After three days of gains, the Royal Mail share price closed above the 200-Day Moving Average on Monday for the first time in four months. Royal Mail (LON: RMG) started this week in the same rich vein of form it finished the last. As of Monday’s close, shares of the UK’s premier delivery company have risen 21.25% since the start of the month.
The recent rush of buying activity is due to last weeks announcement the company is to reward shareholders with a £200 million share buyback and a £200m special dividend. The news follows a stellar half-year trading update which revealed a 7% rise in revenue. As a result, the price has recovered the significant Moving Averages and broken above long term trend resistance which should be considered highly constructive. Furthermore, a worrying rise in Cvid-19 cases in Europe threatens to spill over into the UK, which could prompt a return to lockdowns. Whilst would be bad news for the economy as a whole, it could provide a significant tailwind for the Royal Share price.

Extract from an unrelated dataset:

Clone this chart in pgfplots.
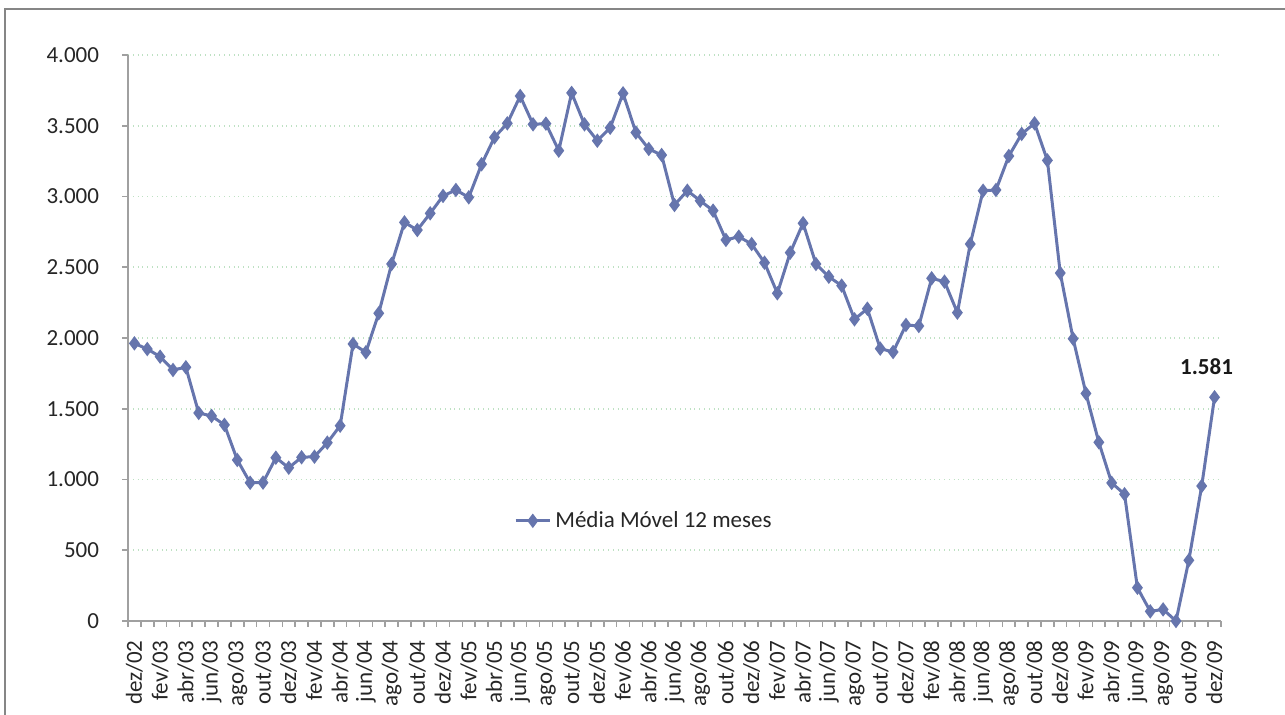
\documentclass[border=0pt]{standalone}
\usepackage{pgfplots}
\pgfplotsset{compat=1.18}
\usepackage{pgfplotstable}
\usepackage{fontspec}
\setmainfont{Carlito}
\definecolor{serie}{RGB}{102,117,173}
\definecolor{gridc}{RGB}{190,225,195}
\definecolor{axisc}{RGB}{160,160,160}
\definecolor{borderc}{RGB}{134,134,134}

\pgfplotstableread{
x y
0 1962
1 1922
2 1868
3 1774
4 1793
5 1470
6 1449
7 1386
8 1138
9 977
10 978
11 1154
12 1083
13 1157
14 1161
15 1260
16 1380
17 1958
18 1899
19 2175
20 2523
21 2817
22 2763
23 2881
24 3004
25 3046
26 2994
27 3228
28 3418
29 3517
30 3710
31 3510
32 3515
33 3324
34 3732
35 3510
36 3394
37 3486
38 3729
39 3452
40 3336
41 3293
42 2940
43 3041
44 2970
45 2900
46 2693
47 2716
48 2664
49 2532
50 2316
51 2603
52 2811
53 2523
54 2433
55 2370
56 2132
57 2207
58 1925
59 1901
60 2092
61 2085
62 2422
63 2398
64 2179
65 2664
66 3041
67 3046
68 3286
69 3442
70 3517
71 3255
72 2459
73 1995
74 1608
75 1263
76 976
77 896
78 235
79 68
80 82
81 0
82 429
83 954
84 1581
}\datatable

\begin{document}
\begin{tikzpicture}
\useasboundingbox (-64pt,-47pt) rectangle (578.5pt,310.5pt);
\draw[borderc, line width=0.8pt] (-61.5pt,-60pt) -- (-61.5pt,306pt) -- (620pt,306pt);
\begin{axis}[
  scale only axis,
  width=546.5pt, height=283pt,
  xmin=-0.5, xmax=84.5,
  ymin=0, ymax=4000,
  clip=false,
  axis x line*=bottom, axis y line*=left,
  axis line style={draw=axisc, line width=1pt},
  tick style={draw=axisc, line width=0.8pt},
  tick align=outside,
  major tick length=2.8pt,
  xtick={-0.5,0.5,...,84.5},
  xticklabels={},
  extra x ticks={0,2,...,84},
  extra x tick labels={dez/02,fev/03,abr/03,jun/03,ago/03,out/03,dez/03,fev/04,abr/04,jun/04,ago/04,out/04,dez/04,fev/05,abr/05,jun/05,ago/05,out/05,dez/05,fev/06,abr/06,jun/06,ago/06,out/06,dez/06,fev/07,abr/07,jun/07,ago/07,out/07,dez/07,fev/08,abr/08,jun/08,ago/08,out/08,dez/08,fev/09,abr/09,jun/09,ago/09,out/09,dez/09},
  extra x tick style={major tick length=0pt},
  xticklabel style={rotate=90, anchor=east, inner sep=0pt, xshift=-9.5pt},
  ytick={0,500,...,4000},
  yticklabel style={inner sep=0pt, xshift=-11.5pt},
  scaled y ticks=false,
  /pgf/number format/.cd, 1000 sep={.}, assume math mode=true,
  /pgfplots/.cd,
  ymajorgrids,
  grid style={gridc, dotted, line width=0.8pt},
  every tick label/.append style={font=\fontsize{11.5}{13}\selectfont, text=black!85},
  legend style={at={(axis description cs:0.353,0.177)}, anchor=west, draw=none, fill=none,
    font=\fontsize{11.5}{13}\selectfont, text=black!85, inner sep=0pt},
  legend image code/.code={
    \draw[#1, mark=none] (0cm,0cm) -- (0.6cm,0cm);
    \draw[#1, only marks] plot coordinates {(0.3cm,0cm)};
  },
]
\addplot[serie, line width=1.5pt, mark=diamond*, mark size=2.4pt, mark options={solid, fill=serie}]
  table[x=x, y=y] {\datatable};
\addlegendentry{Média Móvel 12 meses}
\addplot[draw=none, forget plot, nodes near coords, point meta=explicit symbolic,
  every node near coord/.append style={font=\bfseries\fontsize{11.5}{13}\selectfont, text=black!90, anchor=south, yshift=8pt, xshift=-4pt}]
  coordinates {(84,1581) [1.581]};
\end{axis}
\end{tikzpicture}
\end{document}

The daily chart shows RMG cleared trend resistance at 466p on Thursday. Furthermore, the strength continued through Monday, lifting the price above the 100 DMA at 478.2p and the 200-Day at 499.7p.
As long as the share price remains above the 200 DMA, the outlook is undoubtedly bullish, targeting June’s three-year of 606p.
Considering the bullish momentum, 606p looks an achievable target. However, this view depends on the price remaining above the 200-DMA. On that basis, a close below 499.70p invalidates the thesis.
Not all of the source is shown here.